Based on Source 3 and Source 4, which statement best describes how technological advancements caused sugarcane and cotton to become Louisiana’s top cash crops?
A
The Port of New Orleans imposed bigger tariffs on imports.
B
Manufacturing was large and of more importance than the agricultural industry.
C
Plantation owners were able to increase the amount of goods that were produced.
D
Manufacturing was large and focused on exports to international markets.
Source 3: Almost all of the sugar grown in the United States during the Antebellum period came from Louisiana. Louisiana produced from one-quarter to one-half of all sugar consumed in the United States. In any given year the combined crop of other sugar-producing states in the South was less than five percent of that of Louisiana. Louisiana's sugar harvest rose from 5,000 hogsheads (a large barrel that held an average of 1,000 pounds of sugar) in 1802 to a high of 449,000 hogsheads in 1853, peaking at an average price of $69 each in 1858, bringing the total value of Louisiana's sugar crop to $25 million.
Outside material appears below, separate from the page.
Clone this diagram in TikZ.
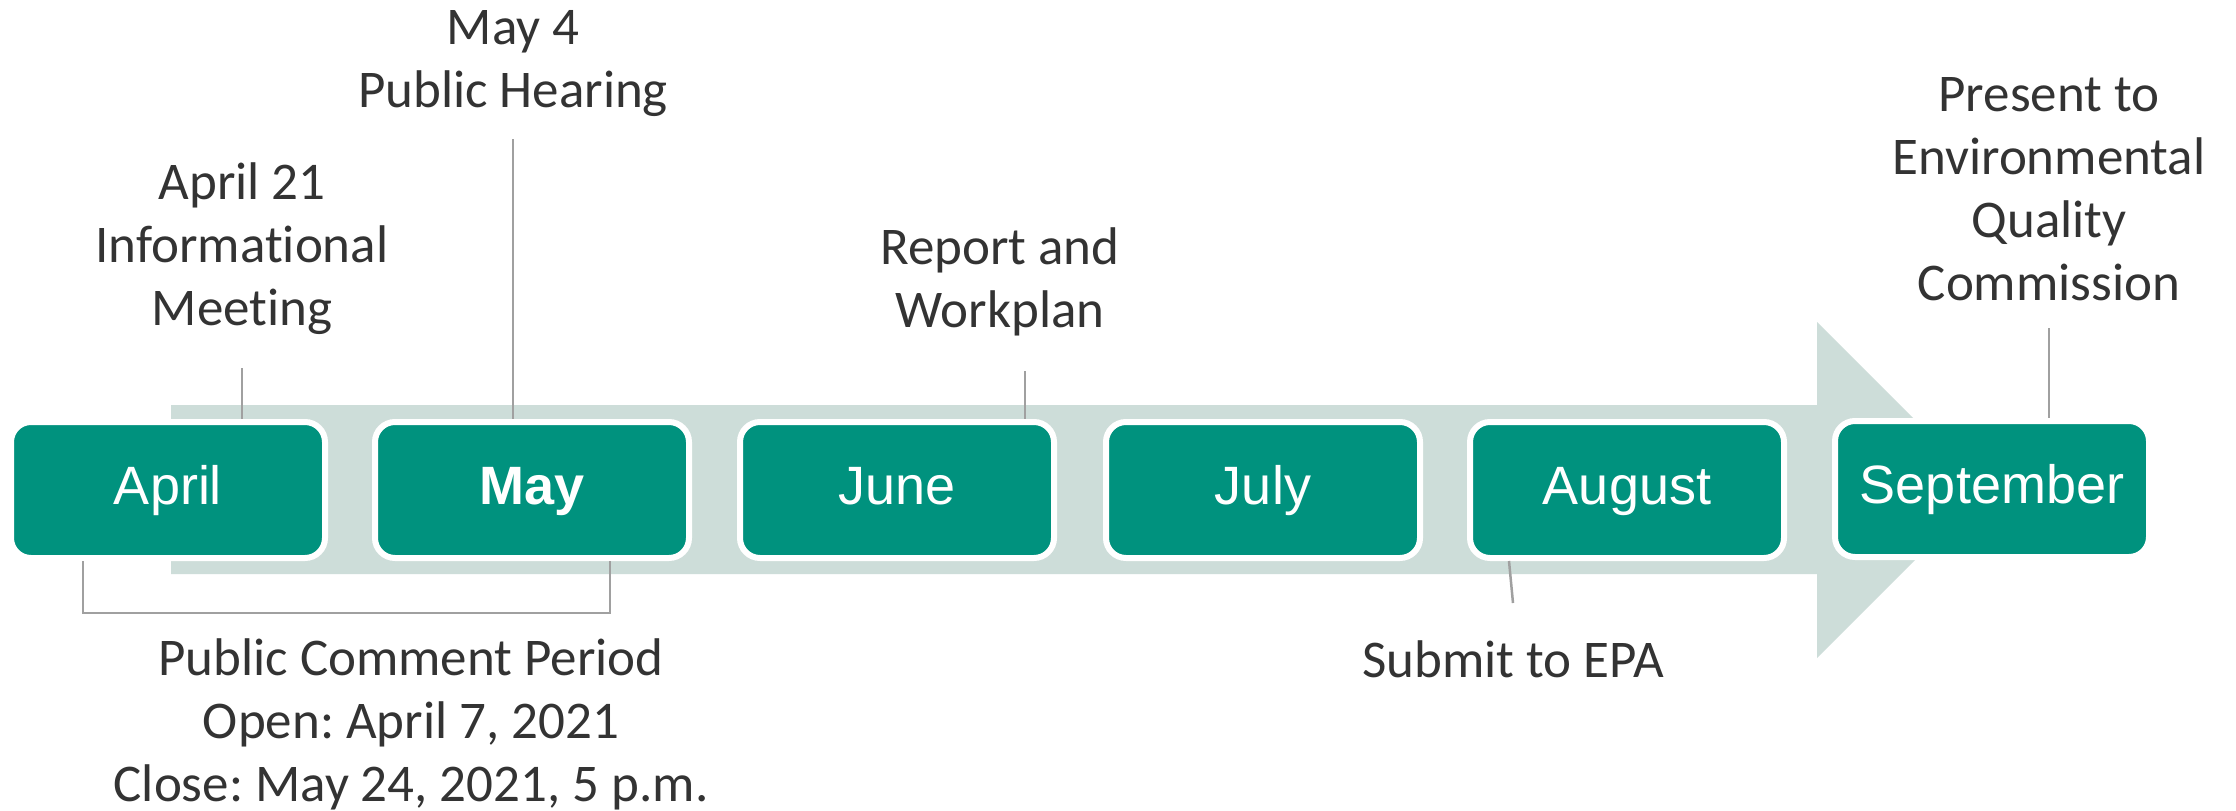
\documentclass[tikz,border=0pt]{standalone}
\usepackage{fontspec}
\setmainfont[Ligatures={NoCommon}]{Carlito}
\newfontfamily\boxfont{Liberation Sans}
\definecolor{teal1}{RGB}{0,146,126}
\definecolor{arrowc}{RGB}{205,221,217}
\definecolor{txtc}{RGB}{51,51,51}
\definecolor{connc}{RGB}{160,160,160}
\frenchspacing
\begin{document}
\begin{tikzpicture}[x=1pt,y=-1pt,
  month/.style={rectangle, rounded corners=20pt, fill=teal1, draw=white, line width=6pt,
    minimum width=314pt, minimum height=136pt, inner sep=0pt, text=white,
    font=\boxfont\fontsize{54}{60}\selectfont, text height=39pt, text depth=11pt},
  lab/.style={align=center, text=txtc, font=\fontsize{53}{63}\selectfont, inner sep=0pt},
  conn/.style={draw=connc, line width=2.5pt}]
\useasboundingbox[fill=white] (0,0) rectangle (2236,811);
% big arrow
\fill[arrowc] (171,405) -- (1817,405) -- (1817,322) -- (1985,490) -- (1817,658)
  -- (1817,574) -- (171,574) -- cycle;
% month boxes
\node[month] (april) at (168,490) {April};
\node[month] (may) at (532,490) {\bfseries May};
\node[month] (june) at (897,490) {June};
\node[month] (july) at (1263,490) {July};
\node[month] (aug) at (1627,490) {August};
\node[month] (sept) at (1992,489) {September};
% labels
\node[lab] (hear) at (513,64) {May 4\\Public Hearing};
\node[lab] (info) at (242,249) {April 21\\Informational\\Meeting};
\node[lab] (rep) at (1000,282) {Report and\\Workplan};
\node[lab] (eqc) at (2049,189) {Present to\\Environmental\\Quality\\Commission};
\node[lab] (epa) at (1513,659) {Submit to EPA};
\node[lab] (pcp) at (411,724) {Public Comment Period\\Open: April 7, 2021\\Close: May 24, 2021, 5 p.m.};
% connector ends
\coordinate (hearend) at (513,139);
\coordinate (infoend) at (242,368);
\coordinate (repend) at (1025,371);
\coordinate (eqcend) at (2049,328);
\coordinate (epaend) at (1513,603);
\coordinate (brl) at (83,613);
\coordinate (brr) at (610,613);
% connectors
\draw[conn] (hearend) -- (hearend |- may.north);
\draw[conn] (infoend) -- (infoend |- april.north);
\draw[conn] (repend) -- (repend |- june.north);
\draw[conn] (eqcend) -- (eqcend |- sept.north);
\draw[conn] (epaend) -- (1509,0 |- aug.south);
\draw[conn] (brl |- april.south) -- (brl) -- (brr) -- (brr |- may.south);
\end{tikzpicture}
\end{document}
Source 4: Agrarian Life Cotton was king in Louisiana and most of the Deep South during the Antebellum period. Between 1840 and 1860 Louisiana's annual cotton crop rose from about 375,000 bales to nearly 800,000 bales. In 1860 Louisiana produced about one-sixth of all cotton grown in the United States and almost one-third of all cotton exported from the United States, most of which went to Britain and France. Although Louisianians grew some cotton in the colonial period, they, like other producers, did not find it profitable until Eli Whitney invented the cotton gin in 1793. Prior to the cotton gin, laborers had to separate cotton seeds from fiber by hand, a long and tedious process. Because gins were fairly simple machines that many firms could manufacture, cotton production increased rapidly throughout the South.